Long Beach Mayor Robert Garcia released this message on Friday evening, April 3, an update on the city’s status amid the novel coronavirus outbreak.
Yesterday, the City of Long Beach opened our fourth city-operated shelter for people experiencing homelessness. This new temporary shelter is at Martin Luther King Jr. Park (King Park). We now have temporary shelters in North Long Beach, the Westside, and near downtown. And we plan to add more capacity in other parts of the city as soon as possible. This is part of our ongoing efforts to provide additional shelter to those most vulnerable during the COVID-19 public health crisis.
Shelters not only protect people experiencing homelessness, but also help prevent transmission to others. That’s crucial, as Long Beach has now seen our third fatality due to COVID-19 and currently has more than 170 cases. Forty people have recovered.

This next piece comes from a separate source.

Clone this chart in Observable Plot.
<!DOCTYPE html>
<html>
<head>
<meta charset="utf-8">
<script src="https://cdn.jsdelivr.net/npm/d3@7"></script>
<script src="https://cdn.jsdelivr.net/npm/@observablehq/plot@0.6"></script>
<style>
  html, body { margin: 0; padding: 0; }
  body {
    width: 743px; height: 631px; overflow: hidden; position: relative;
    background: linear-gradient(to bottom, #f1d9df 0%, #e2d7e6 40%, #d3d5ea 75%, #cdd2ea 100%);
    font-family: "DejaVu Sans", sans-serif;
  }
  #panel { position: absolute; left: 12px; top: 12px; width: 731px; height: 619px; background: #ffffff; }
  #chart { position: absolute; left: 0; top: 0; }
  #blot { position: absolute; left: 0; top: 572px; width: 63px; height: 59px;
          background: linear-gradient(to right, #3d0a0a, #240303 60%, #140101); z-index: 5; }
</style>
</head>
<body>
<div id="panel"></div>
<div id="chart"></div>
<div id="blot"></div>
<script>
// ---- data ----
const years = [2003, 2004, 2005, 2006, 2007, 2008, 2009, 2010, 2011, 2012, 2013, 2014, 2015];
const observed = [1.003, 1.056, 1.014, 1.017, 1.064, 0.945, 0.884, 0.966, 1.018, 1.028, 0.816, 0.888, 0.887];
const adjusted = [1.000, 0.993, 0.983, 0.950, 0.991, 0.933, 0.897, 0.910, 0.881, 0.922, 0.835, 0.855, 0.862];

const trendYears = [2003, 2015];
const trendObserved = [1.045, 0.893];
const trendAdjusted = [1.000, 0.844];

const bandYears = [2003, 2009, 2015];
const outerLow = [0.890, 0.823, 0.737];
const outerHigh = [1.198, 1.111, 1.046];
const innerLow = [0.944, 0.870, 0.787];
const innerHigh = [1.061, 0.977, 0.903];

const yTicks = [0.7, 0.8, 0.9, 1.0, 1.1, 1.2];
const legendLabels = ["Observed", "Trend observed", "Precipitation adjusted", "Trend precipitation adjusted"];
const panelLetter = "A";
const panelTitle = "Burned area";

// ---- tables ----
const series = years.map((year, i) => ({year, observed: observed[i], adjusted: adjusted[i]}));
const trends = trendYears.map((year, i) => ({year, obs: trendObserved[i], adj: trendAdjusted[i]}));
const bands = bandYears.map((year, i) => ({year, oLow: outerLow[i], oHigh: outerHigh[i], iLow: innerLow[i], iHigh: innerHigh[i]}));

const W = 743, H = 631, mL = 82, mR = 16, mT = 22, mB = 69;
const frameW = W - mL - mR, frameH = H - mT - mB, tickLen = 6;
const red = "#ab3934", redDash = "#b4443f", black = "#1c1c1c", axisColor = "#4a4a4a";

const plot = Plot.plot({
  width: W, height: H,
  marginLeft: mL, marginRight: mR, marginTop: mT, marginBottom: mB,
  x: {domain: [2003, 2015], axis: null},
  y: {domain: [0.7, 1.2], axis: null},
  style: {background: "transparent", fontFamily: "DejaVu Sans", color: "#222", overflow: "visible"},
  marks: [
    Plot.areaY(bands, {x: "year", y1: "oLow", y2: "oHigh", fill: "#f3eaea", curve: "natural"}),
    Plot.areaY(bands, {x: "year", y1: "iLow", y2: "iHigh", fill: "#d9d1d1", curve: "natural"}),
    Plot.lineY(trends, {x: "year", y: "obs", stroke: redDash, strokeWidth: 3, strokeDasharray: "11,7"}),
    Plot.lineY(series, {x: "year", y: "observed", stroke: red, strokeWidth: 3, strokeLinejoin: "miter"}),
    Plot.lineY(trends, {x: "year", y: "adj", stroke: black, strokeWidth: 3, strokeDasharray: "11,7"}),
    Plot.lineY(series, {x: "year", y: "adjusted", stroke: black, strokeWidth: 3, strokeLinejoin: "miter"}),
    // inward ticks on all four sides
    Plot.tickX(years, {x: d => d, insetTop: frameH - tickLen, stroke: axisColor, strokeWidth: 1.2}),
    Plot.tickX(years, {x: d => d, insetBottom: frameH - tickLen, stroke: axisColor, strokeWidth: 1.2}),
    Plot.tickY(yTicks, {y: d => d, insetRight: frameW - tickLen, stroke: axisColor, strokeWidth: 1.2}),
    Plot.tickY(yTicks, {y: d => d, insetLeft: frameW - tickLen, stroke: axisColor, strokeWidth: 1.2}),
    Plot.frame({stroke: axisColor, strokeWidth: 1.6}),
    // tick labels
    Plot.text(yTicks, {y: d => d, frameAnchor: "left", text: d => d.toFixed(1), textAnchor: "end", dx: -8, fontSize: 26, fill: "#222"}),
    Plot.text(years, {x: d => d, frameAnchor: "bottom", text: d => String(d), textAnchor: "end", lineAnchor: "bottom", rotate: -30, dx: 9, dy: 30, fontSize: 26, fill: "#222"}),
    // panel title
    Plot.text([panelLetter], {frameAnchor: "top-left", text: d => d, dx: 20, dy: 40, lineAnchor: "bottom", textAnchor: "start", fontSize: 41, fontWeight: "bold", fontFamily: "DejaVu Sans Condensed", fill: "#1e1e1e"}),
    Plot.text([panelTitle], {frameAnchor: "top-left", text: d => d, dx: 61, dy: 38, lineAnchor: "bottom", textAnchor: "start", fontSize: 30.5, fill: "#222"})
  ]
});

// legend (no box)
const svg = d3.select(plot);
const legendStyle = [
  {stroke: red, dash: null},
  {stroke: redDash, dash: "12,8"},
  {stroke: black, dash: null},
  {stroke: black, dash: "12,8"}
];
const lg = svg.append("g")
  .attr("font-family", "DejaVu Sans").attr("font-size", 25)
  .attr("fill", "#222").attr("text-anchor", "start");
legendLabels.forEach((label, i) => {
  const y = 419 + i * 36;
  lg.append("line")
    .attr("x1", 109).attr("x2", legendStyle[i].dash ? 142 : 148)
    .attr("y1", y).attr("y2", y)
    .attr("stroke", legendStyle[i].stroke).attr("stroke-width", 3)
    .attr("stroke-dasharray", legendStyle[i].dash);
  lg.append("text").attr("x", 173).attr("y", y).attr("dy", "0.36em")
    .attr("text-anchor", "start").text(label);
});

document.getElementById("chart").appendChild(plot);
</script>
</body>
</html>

The King Park facility is one of several temporary shelters to open in the City and will shelter approximately 70 additional people, with appropriate physical distancing space between each bed. The facility will also provide showers, meals, snacks, recreation with physical distancing, and additional social service resources that support long-term housing. Shelter beds will be prioritized for seniors and individuals with underlying health conditions.
The facility will be operated by nonprofit providers, volunteers and City staff. Strict physical distancing is practiced at these shelters and our staff is well-trained to protect themselves and others using universal precautions and proper equipment. Funding for the shelter is being provided by the state’s emergency aid to local governments issued by Gov. Gavin Newsom.

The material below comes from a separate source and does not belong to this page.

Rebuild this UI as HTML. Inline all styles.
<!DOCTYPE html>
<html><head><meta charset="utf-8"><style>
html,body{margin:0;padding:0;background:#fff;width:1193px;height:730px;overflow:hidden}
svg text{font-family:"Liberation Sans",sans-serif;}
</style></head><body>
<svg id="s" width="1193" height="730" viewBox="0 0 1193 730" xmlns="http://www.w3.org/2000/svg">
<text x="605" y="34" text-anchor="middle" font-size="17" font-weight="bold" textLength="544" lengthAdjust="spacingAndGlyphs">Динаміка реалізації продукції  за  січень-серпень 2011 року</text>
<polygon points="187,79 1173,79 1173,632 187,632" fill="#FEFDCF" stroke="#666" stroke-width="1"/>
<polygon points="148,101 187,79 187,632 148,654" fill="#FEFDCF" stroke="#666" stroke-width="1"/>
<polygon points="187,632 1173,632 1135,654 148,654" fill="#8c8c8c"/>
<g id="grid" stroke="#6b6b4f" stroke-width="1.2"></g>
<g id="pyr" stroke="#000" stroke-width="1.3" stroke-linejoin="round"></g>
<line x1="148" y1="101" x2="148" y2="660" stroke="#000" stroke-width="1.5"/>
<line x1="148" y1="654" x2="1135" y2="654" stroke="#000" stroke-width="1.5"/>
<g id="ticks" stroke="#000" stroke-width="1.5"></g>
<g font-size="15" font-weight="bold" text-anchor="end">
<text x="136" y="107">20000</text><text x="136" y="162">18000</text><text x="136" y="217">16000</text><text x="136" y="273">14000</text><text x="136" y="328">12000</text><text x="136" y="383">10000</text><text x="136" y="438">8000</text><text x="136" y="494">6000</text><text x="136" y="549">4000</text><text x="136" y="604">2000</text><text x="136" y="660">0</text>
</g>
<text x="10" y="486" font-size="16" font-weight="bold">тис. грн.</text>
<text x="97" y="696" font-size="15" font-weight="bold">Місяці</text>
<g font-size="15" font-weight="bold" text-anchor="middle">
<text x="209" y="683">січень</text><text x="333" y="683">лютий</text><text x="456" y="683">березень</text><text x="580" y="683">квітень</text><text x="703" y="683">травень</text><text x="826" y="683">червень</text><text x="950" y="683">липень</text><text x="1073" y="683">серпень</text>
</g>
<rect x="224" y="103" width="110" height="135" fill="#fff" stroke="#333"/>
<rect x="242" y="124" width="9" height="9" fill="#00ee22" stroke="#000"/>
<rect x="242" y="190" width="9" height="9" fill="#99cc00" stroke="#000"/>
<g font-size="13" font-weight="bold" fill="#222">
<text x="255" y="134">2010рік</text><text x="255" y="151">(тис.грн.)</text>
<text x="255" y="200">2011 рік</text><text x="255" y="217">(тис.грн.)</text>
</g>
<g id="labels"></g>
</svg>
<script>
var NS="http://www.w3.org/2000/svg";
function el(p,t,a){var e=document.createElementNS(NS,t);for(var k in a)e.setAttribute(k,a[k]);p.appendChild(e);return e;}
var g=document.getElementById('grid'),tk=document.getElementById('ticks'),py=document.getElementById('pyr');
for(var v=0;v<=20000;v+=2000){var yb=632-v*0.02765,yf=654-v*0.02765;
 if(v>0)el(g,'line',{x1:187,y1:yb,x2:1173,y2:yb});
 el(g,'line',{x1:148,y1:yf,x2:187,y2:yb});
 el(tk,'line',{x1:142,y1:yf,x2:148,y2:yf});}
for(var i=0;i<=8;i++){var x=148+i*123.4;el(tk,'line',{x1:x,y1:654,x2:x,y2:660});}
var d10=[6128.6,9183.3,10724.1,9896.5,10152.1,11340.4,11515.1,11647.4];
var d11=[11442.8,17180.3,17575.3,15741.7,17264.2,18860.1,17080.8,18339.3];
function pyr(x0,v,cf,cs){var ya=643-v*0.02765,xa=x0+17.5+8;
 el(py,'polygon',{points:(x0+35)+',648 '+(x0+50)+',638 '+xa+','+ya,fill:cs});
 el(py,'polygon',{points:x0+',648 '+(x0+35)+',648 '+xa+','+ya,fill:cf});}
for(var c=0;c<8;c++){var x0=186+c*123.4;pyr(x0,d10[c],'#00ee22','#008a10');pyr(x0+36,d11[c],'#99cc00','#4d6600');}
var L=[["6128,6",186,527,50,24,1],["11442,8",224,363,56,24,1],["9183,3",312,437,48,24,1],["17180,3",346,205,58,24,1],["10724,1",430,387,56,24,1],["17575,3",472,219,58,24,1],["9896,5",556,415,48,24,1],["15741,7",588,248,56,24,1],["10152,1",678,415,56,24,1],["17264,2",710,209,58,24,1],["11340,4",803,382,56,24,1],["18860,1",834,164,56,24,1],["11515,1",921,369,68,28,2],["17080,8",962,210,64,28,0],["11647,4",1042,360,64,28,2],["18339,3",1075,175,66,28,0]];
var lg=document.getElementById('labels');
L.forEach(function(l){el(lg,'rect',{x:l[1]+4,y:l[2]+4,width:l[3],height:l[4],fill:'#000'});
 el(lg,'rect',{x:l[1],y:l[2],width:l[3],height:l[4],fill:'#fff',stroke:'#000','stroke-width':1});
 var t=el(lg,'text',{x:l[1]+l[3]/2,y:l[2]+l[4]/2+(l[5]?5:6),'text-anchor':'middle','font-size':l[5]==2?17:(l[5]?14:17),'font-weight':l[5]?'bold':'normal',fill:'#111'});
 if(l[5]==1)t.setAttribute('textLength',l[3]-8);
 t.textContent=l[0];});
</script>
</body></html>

In order for folks to receive these services, they must visit the Multi-Service Center at 1301 W. 12th St., where they will complete a shelter assessment and mandatory health screening before being shuttled to the shelter location. For more information, please call (562) 570-4500.
As of today, together with our community partners, we have a total of 10 shelters in the city with more than 450 beds between them. We also continue to utilize local motels to provide emergency shelter for those in need. Our Continuum of Care has always been a national model of effective coordination with a breadth and depth of services. That has helped make the process of shifting our service model to deal with the COVID-19 crisis a rapid and efficient one.
Even with these resources available, we are finding there are still many individuals who decline shelter, preferring to continue surviving on the streets. While we cannot force these people to accept shelter, our outreach teams, including the Health Department, Long Beach police officers on the Quality of Life Team and Long Beach firefighters on our HEART Team, as well as social service and mental health professionals, continue to make contact—from a safe distance—with people experiencing homelessness and continue to provide information, hygiene kits, and referrals to services that can help connect folks with shelters.
You can read more about our plan to end homelessness at: bit.ly/everyonehomelbdoc.
The challenges of this time are even harder for those without a home. I’m committed to continuing to do all that we can to help all of our neighbors, and I know that we will get through this together.